Malawi Police urged to arrest fathers who stop paying child support

Child Justice Magistrate, Esmie Tembenu has appealed to the police to consider prosecuting men who abandon the responsibility of child care.

“I am aware that women have been going to victim support units (VSU) complaining that their husbands abandoned them and their children yet they have no money for maintenance but no one has been taken to court,” she said at a child welfare stakeholders’ meeting held at Samaritan Trust in Blantyre.

She noted that when a woman goes to complain at VSU, she is only given a friendly letter for her to give the husband probably inviting him to the unit for discussions.

“When a woman reports of such an issue the police is supposed to go and arrest the man and take him to court for prosecution,” Tembenu said.

Margaret Mukwena an executive Director at Samaritan Trust .-Photo by Arkangel Tembo/Mana

According to the magistrate, sections 164 of the penal code says any parent or guardian who deserts a child below 16 years old shall be liable for five years imprisonment while section 165 says there is need to provide basic necessities to children.

However Tembenu said no one has been imprisoned on such grounds yet there are so many deserted children adding that if such fathers were to be charged and imprisoned others could learn from them.

She also said there are other mothers who want to use the child to get money from men when it is not benefiting the child.

“Misuse of maintenance money is against the law and one could be charged to pay a fine of K50,000,” she said.

Nevertheless, police officers who were present at the meeting said the police have been arresting such men but the challenge has been that the women go and beg for their husband’s release.
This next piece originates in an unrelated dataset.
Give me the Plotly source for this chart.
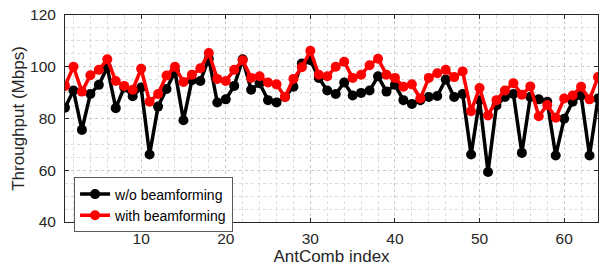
import plotly.graph_objects as go

ant_index = list(range(1, 65))
wo_beamforming = [84.2, 90.8, 75.6, 89.5, 93.0, 99.7, 84.0, 92.0, 88.6, 92.0,
                  66.1, 84.6, 91.4, 98.2, 79.3, 94.8, 94.5, 103.1, 86.2, 87.4,
                  92.6, 102.9, 91.1, 93.6, 87.1, 86.2, 88.3, 92.3, 101.3, 102.5,
                  95.7, 90.8, 89.5, 93.9, 88.9, 89.9, 90.8, 96.3, 90.4, 93.0,
                  87.1, 85.6, 87.1, 88.3, 88.7, 95.1, 88.3, 89.5, 66.1, 87.1,
                  59.3, 85.0, 88.3, 89.5, 66.7, 88.3, 87.4, 86.5, 65.7, 79.9,
                  86.5, 88.9, 65.7, 87.7]
with_beamforming = [92.6, 100.0, 90.4, 96.7, 98.8, 102.9, 94.5, 92.6, 91.1, 99.2,
                    86.5, 89.5, 96.6, 100.0, 94.1, 96.9, 99.4, 105.3, 95.3, 94.5,
                    98.8, 102.5, 95.7, 96.3, 93.9, 93.2, 88.3, 95.3, 99.8, 106.2,
                    96.9, 96.3, 100.0, 101.9, 95.7, 96.9, 100.6, 103.1, 96.9, 95.7,
                    92.3, 93.2, 87.7, 95.7, 97.5, 98.8, 96.0, 98.2, 82.8, 91.8,
                    81.2, 87.1, 90.8, 93.6, 89.2, 92.4, 80.9, 85.2, 80.3, 87.7,
                    88.9, 92.3, 87.4, 96.0]
x_ticks = [10, 20, 30, 40, 50, 60]
y_ticks = [40, 60, 80, 100, 120]

FONT = "Liberation Sans, Arial, sans-serif"

fig = go.Figure()
fig.add_trace(go.Scatter(x=ant_index, y=wo_beamforming, mode="lines+markers",
                         name="w/o beamforming",
                         line=dict(color="black", width=3.5),
                         marker=dict(color="black", size=10)))
fig.add_trace(go.Scatter(x=ant_index, y=with_beamforming, mode="lines+markers",
                         name="with beamforming",
                         line=dict(color="#ff0000", width=3.5),
                         marker=dict(color="#ff0000", size=10)))

axis_common = dict(showline=True, linecolor="#262626", linewidth=1, mirror="ticks",
                   ticks="inside", ticklen=4, tickcolor="#262626",
                   showgrid=True, gridcolor="#c8c8c8", griddash="dot", gridwidth=1,
                   zeroline=False, ticklabeloverflow="allow",
                   tickfont=dict(family=FONT, size=15.5, color="#262626"))

fig.update_xaxes(range=[1, 64], tickvals=x_ticks, ticklabelstandoff=2,
                 title=dict(text="AntComb index", font=dict(family=FONT, size=17, color="#262626"), standoff=2),
                 minor=dict(dtick=2, tick0=0, showgrid=True, gridcolor="#dcdcdc", griddash="dot", ticks=""),
                 **axis_common)
fig.update_yaxes(range=[40, 120], tickvals=y_ticks, ticklabelstandoff=5,
                 title=dict(text="Throughput (Mbps)", font=dict(family=FONT, size=17, color="#262626"), standoff=1),
                 minor=dict(dtick=5, tick0=0, showgrid=True, gridcolor="#dcdcdc", griddash="dot", ticks=""),
                 **axis_common)

fig.update_layout(width=605, height=271, margin=dict(l=65, r=6, t=6, b=49),
                  plot_bgcolor="white", paper_bgcolor="white",
                  showlegend=True,
                  legend=dict(x=0.017, y=0.215, xanchor="left", yanchor="top",
                              bgcolor="white", bordercolor="#5a5a5a", borderwidth=1,
                              font=dict(family=FONT, size=14, color="black"),
                              tracegroupgap=0, itemwidth=30))

fig.write_html("out.html", config={"displayModeBar": False},
               post_script="document.body.style.margin='0';document.body.style.padding='0';")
But Tembenu argued that issues of the law are different from family affairs and this particular issue is to do with the law since it involves child abuse.

‘Let’s gang up’

Meanwhile, the Executive Director of Samaritan Trust, Margaret Mukwena has asked stakeholders working in child organizations to work together towards banishing street children once and for all.

“It seems every organization is working on their own hence there seems to be no progress on the issue of addressing the needs of street children,” she noted.

Blantyre District Social Welfare Office (DSWO) statistics indicate that there are about 6,000 street children in Blantyre.

For many years, the DSWO and other Non Governmental Organisations working in child welfare have tried their best to remove children from the streets and take them to children’s homes or back to their parent’s home but to no avail.

Makwena pointed out that street children are at higher risk of child trafficking, sexual exploitation, transitional sex and child labour among others since they do not have parental care and guidance.

“There is need for all stakeholders to gang up and show the street kid that we are there to support  them and it should be borne in their minds that they could go to police or social welfare for protection and help,” she said.

A survey which Samaritan Trust carried out recently established that lack of parental care is the main reason why there are many children on the street.

Peer pressure, poverty, lack of basic needs and running away from abusive step parents among others are some of the reasons kids resort to going to live in the streets.